What's nice, though, is that they've taken the most innocent character in the piece and made her the unintended victim of others' sins. Miyuki, the teenage daughter of old-blood Tanokura, has fallen into the mitts of the struggling Ginzame cartel, who are no longer willing or able to keep dancing around the issue of the town's hidden treasure. I was highly critical of the exploitative way Miyuki was handled in the last episode, slipping in a long, gratuitous sequences of nudity that had nothing to do with anything else while so many anything elses were going on around her. Here, they had a chance to continue that display and kick it up a notch, but the creative team thankfully passed. Sure, there's a genuine looming sexual threat from her captors, but the way it's handled here, with the sadistic Rin taunting her with his pet revolver, is much preferable to the perverse display it could have been.
Elsewhere, her broken noble of a father waits for Ginzame to make contact. I have to give the creative team points for slipping in some nice references to Kurosawa's HIGH AND LOW, complete with a bespectacled detective overseeing the operation, though I don't think old-fashioned tape reels are still used to trace and record calls, especially those of a cellular nature.
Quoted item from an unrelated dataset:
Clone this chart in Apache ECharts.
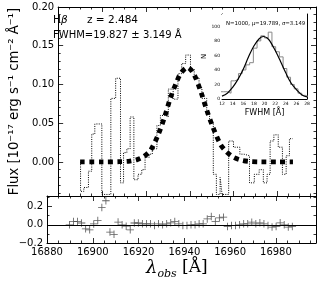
<!DOCTYPE html>
<html><head><meta charset="utf-8">
<script src="https://cdn.jsdelivr.net/npm/echarts@6/dist/echarts.min.js"></script>
<style>html,body{margin:0;padding:0;background:#fff}#c{width:326px;height:283px}</style>
</head><body><div id="c"></div>
<script>
// observed spectrum (step, left edges)
const specX = [16890.2,16890.2,16891.7,16893.8,16895.3,16896.7,16899.9,16904.0,16906.2,16908.4,16909.8,16911.3,16912.8,16914.5,16916.4,16918.1,16919.6,16921.5,16922.9,16925.0,16926.6,16928.8,16930.2,16932.4,16934.6,16936.3,16938.1,16940.3,16942.0,16944.2,16945.5,16947.7,16949.0,16950.7,16952.1,16953.8,16954.7,16957.7,16959.9,16962.8,16964.7,16967.2,16969.4,16971.6,16973.5,16975.2,16976.6,16978.3,16980.3,16982.2,16983.9,16985.4,16986.9];
const specY = [0.0,-0.038,-0.033,-0.012,0.036,0.049,-0.042,0.082,0.108,-0.027,0.012,0.017,0.058,-0.023,-0.016,-0.010,0.006,0.010,0.017,0.047,0.060,0.058,0.094,0.081,0.114,0.127,0.138,0.120,0.109,0.096,0.082,0.062,0.051,-0.016,-0.042,-0.020,-0.042,0.027,0.019,0.010,0.008,-0.027,-0.016,-0.010,-0.027,-0.016,0.027,0.035,0.019,-0.016,0.008,0.030,0.030];
// model
const modelX = [16890,16900,16908,16912,16916,16919,16922.1,16925.7,16928.5,16931.2,16934.1,16936.0,16939.0,16941.9,16945.1,16947.7,16950.5,16953.9,16956.4,16959.6,16963.3,16967,16972,16980,16987];
const modelY = [0,0,0.0003,0.0008,0.003,0.007,0.015,0.036,0.058,0.083,0.104,0.115,0.122,0.113,0.090,0.067,0.045,0.023,0.014,0.0065,0.0024,0.0007,0.0001,0,0];
// residuals
const resX = [16889.80,16891.57,16893.34,16895.11,16896.88,16898.65,16900.42,16902.19,16903.96,16905.73,16907.50,16909.27,16911.04,16912.81,16914.58,16916.35,16918.12,16919.89,16921.66,16923.43,16925.20,16926.97,16928.74,16930.51,16932.28,16934.05,16935.82,16937.59,16939.36,16941.13,16942.90,16944.67,16946.44,16948.21,16949.98,16951.75,16953.52,16955.29,16957.06,16958.83,16960.60,16962.37,16964.14,16965.91,16967.68,16969.45,16971.22,16972.99,16974.76,16976.53,16978.30,16980.07,16981.84,16983.61,16985.38,16987.15];
const resY = [0,0.036,0.036,0.02,-0.044,-0.055,0.01,0.047,0.19,0.265,-0.08,-0.105,0.03,0,-0.015,-0.055,0.02,0.02,
  0.011,0.011,0.011,-0.007,0.011,0,0.011,0.022,0.036,0.011,-0.007,-0.007,0,0,0.011,0.011,0.065,0.091,0.036,0.076,
  0.084,-0.018,-0.007,-0.007,0,0.011,0.011,0.029,0.011,0.022,0.011,-0.007,-0.025,-0.018,0.022,0,-0.025,-0.018];
// inset histogram
const histEdges = [11.6,12.3,13.0,13.7,14.4,15.1,15.8,16.5,17.2,17.9,18.6,19.3,20.0,20.7,21.4,22.1,22.8,23.5,24.2,24.9,25.6,26.3,27.0,27.7,28.4];
const histN = [10,10,8,25,27,35,40,47,50,70,80,87,84,92,72,65,58,42,30,20,14,8,5,3,3];
const fitX = [12,13,14,15,16,17,18,19,19.8,20.5,21,22,23,24,25,26,27,28];
const fitY = [4,8,16,27,41,58,73,83,86,84,80,67,52,36,22,13,6,3];
// ticks
const xTicks = [16880,16900,16920,16940,16960,16980];
const xMinor = [16885,16890,16895,16905,16910,16915,16925,16930,16935,16945,16950,16955,16965,16970,16975,16985,16990,16995];
const mainYTicks = [0,0.05,0.10,0.15,0.20];
const mainYMinor = [-0.04,-0.03,-0.02,-0.01,0.01,0.02,0.03,0.04,0.06,0.07,0.08,0.09,0.11,0.12,0.13,0.14,0.16,0.17,0.18,0.19];
const resYTicks = [-0.2,0,0.2];
const resYMinor = [-0.1,0.1,0.3];
const insXTicks = [12,14,16,18,20,22,24,26,28];
const insXMinor = [12.5,13,13.5,14.5,15,15.5,16.5,17,17.5,18.5,19,19.5,20.5,21,21.5,22.5,23,23.5,24.5,25,25.5,26.5,27,27.5];
const insYTicks = [0,20,40,60,80,100];
const insYMinor = [5,10,15,25,30,35,45,50,55,65,70,75,85,90,95,105,110,115];

const K = '#000';
function axis(grid, pos, min, max, ticks, len, o) {
  o = o || {};
  const a = {
    type:'value', gridIndex:grid, position:pos, min:min, max:max,
    axisLine:{show:o.line!==false, onZero:false, lineStyle:{color:K, width:1}},
    axisTick:{show:true, inside:true, length:len, customValues:ticks, lineStyle:{color:K, width:0.8}},
    axisLabel:{show:!!o.labels, customValues:ticks, fontSize:o.fs||10, color:K, fontFamily:'DejaVu Sans', margin:o.margin||4},
    splitLine:{show:false}
  };
  if (o.fmt) a.axisLabel.formatter = o.fmt;
  if (o.name) {
    a.name = o.name; a.nameLocation = 'middle'; a.nameGap = o.nameGap;
    if (o.nameRotate) a.nameRotate = o.nameRotate;
    a.nameTextStyle = {fontSize:o.nameSize, color:K, fontFamily:'DejaVu Sans'};
  }
  return a;
}
const XMIN = 16880, XMAX = 16997.5;
const xAxis = [
  axis(0,'bottom',XMIN,XMAX,xTicks,5),
  axis(0,'bottom',XMIN,XMAX,xMinor,2.5,{line:false}),
  axis(0,'top',XMIN,XMAX,xTicks,5),
  axis(0,'top',XMIN,XMAX,xMinor,2.5,{line:false}),
  axis(1,'bottom',XMIN,XMAX,xTicks,5,{labels:true, fs:10, margin:4, fmt:v=>String(v)}),
  axis(1,'bottom',XMIN,XMAX,xMinor,2.5,{line:false}),
  axis(1,'top',XMIN,XMAX,xTicks,5),
  axis(1,'top',XMIN,XMAX,xMinor,2.5,{line:false}),
  axis(2,'bottom',12,28,insXTicks,2.5,{labels:true, fs:4.5, margin:2, name:'FWHM [Å]', nameGap:10, nameSize:8}),
  axis(2,'bottom',12,28,insXMinor,1.3,{line:false}),
  axis(2,'top',12,28,insXTicks,2.5),
  axis(2,'top',12,28,insXMinor,1.3,{line:false})
];
const YMIN = -0.044, YMAX = 0.2, RMIN = -0.2, RMAX = 0.317;
const yAxis = [
  axis(0,'left',YMIN,YMAX,mainYTicks,5,{labels:true, fs:10, margin:4, fmt:v=>v.toFixed(2),
     name:'Flux [10⁻¹⁷ erg s⁻¹ cm⁻² Å⁻¹]', nameGap:29, nameRotate:90, nameSize:13.2}),
  axis(0,'left',YMIN,YMAX,mainYMinor,2.5,{line:false}),
  axis(0,'right',YMIN,YMAX,mainYTicks,5),
  axis(0,'right',YMIN,YMAX,mainYMinor,2.5,{line:false}),
  axis(1,'left',RMIN,RMAX,resYTicks,5,{labels:true, fs:10, margin:4, fmt:v=>(v<0?'−':'')+Math.abs(v).toFixed(1)}),
  axis(1,'left',RMIN,RMAX,resYMinor,2.5,{line:false}),
  axis(1,'right',RMIN,RMAX,resYTicks,5),
  axis(1,'right',RMIN,RMAX,resYMinor,2.5,{line:false}),
  axis(2,'left',0,117,insYTicks,2.5,{labels:true, fs:4.5, margin:2, name:'N', nameGap:9, nameRotate:90, nameSize:7}),
  axis(2,'left',0,117,insYMinor,1.3,{line:false}),
  axis(2,'right',0,117,insYTicks,2.5),
  axis(2,'right',0,117,insYMinor,1.3,{line:false})
];
const zip = (a,b)=>a.map((v,i)=>[v,b[i]]);
const option = {
  animation:false,
  grid:[
    {left:47, top:7, width:269, height:189},
    {left:47, top:196, width:269, height:47},
    {left:222, top:14, width:85, height:85, show:true, backgroundColor:'#fff', borderWidth:0, z:5}
  ],
  xAxis:xAxis, yAxis:yAxis,
  series:[
    {type:'line', xAxisIndex:0, yAxisIndex:0, step:'end', data:zip(specX,specY), showSymbol:false,
     lineStyle:{color:'#000', width:1, type:[1,1.3]}},
    {type:'line', xAxisIndex:0, yAxisIndex:0, data:zip(modelX,modelY), showSymbol:false, smooth:0.3,
     lineStyle:{color:'#000', width:4.8, type:[4.8,4.5], cap:'butt'}},
    {type:'scatter', xAxisIndex:4, yAxisIndex:4, data:zip(resX,resY), symbol:'path://M0,4.45H10V5.55H0Z M4.45,0H5.55V10H4.45Z', symbolSize:7.5,
     itemStyle:{color:'#333'},
     markLine:{silent:true, symbol:'none', label:{show:false}, lineStyle:{color:'#000', width:1, type:'solid'}, data:[{yAxis:0}]}},
    {type:'line', xAxisIndex:8, yAxisIndex:8, step:'end', data:zip(histEdges,histN), showSymbol:false, z:6,
     lineStyle:{color:'#888', width:1}},
    {type:'line', xAxisIndex:8, yAxisIndex:8, data:zip(fitX,fitY), showSymbol:false, smooth:0.4, z:7,
     lineStyle:{color:'#000', width:1.2}}
  ],
  graphic:[
    {type:'text', left:53, top:15, style:{text:'H{b|β}', fontSize:10.5, fontFamily:'DejaVu Sans', fill:K, rich:{b:{fontStyle:'italic', fontSize:10.5, fontFamily:'DejaVu Sans'}}}},
    {type:'text', left:87, top:15, style:{text:'z = 2.484', fontSize:10.5, fontFamily:'DejaVu Sans', fill:K}},
    {type:'text', left:53, top:30.5, style:{text:'FWHM=19.827 ± 3.149 Å', fontSize:10, fontFamily:'DejaVu Sans', fill:K}},
    {type:'text', left:226, top:21, z:10, style:{text:'N=1000, μ=19.789, σ=3.149', fontSize:5.4, fontFamily:'DejaVu Sans', fill:K}},
    {type:'text', left:146, top:259, style:{text:'{l|λ}{s|obs} [Å]', fontSize:17, fontFamily:'DejaVu Serif', fill:K,
      rich:{l:{fontStyle:'italic', fontSize:18, fontFamily:'DejaVu Serif', lineHeight:24}, s:{fontStyle:'italic', fontSize:11, fontFamily:'DejaVu Serif', verticalAlign:'bottom', lineHeight:24}}}}
  ]
};
echarts.init(document.getElementById('c'), null, {renderer:'canvas'}).setOption(option);
</script></body></html>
And extra points for the recurring cameo of steady Detective Sato and his eager young partner, both of whom come from another Kurosawa classic, STRAY DOG.
While not entirely up to the quality of the previous episode, this was still a solid transitional chapter with many characters falling in place for the final conflict, some great humor from a drunk Raccoon, and the setup of what will likely be a great action sequence, should the animation hold up next episode.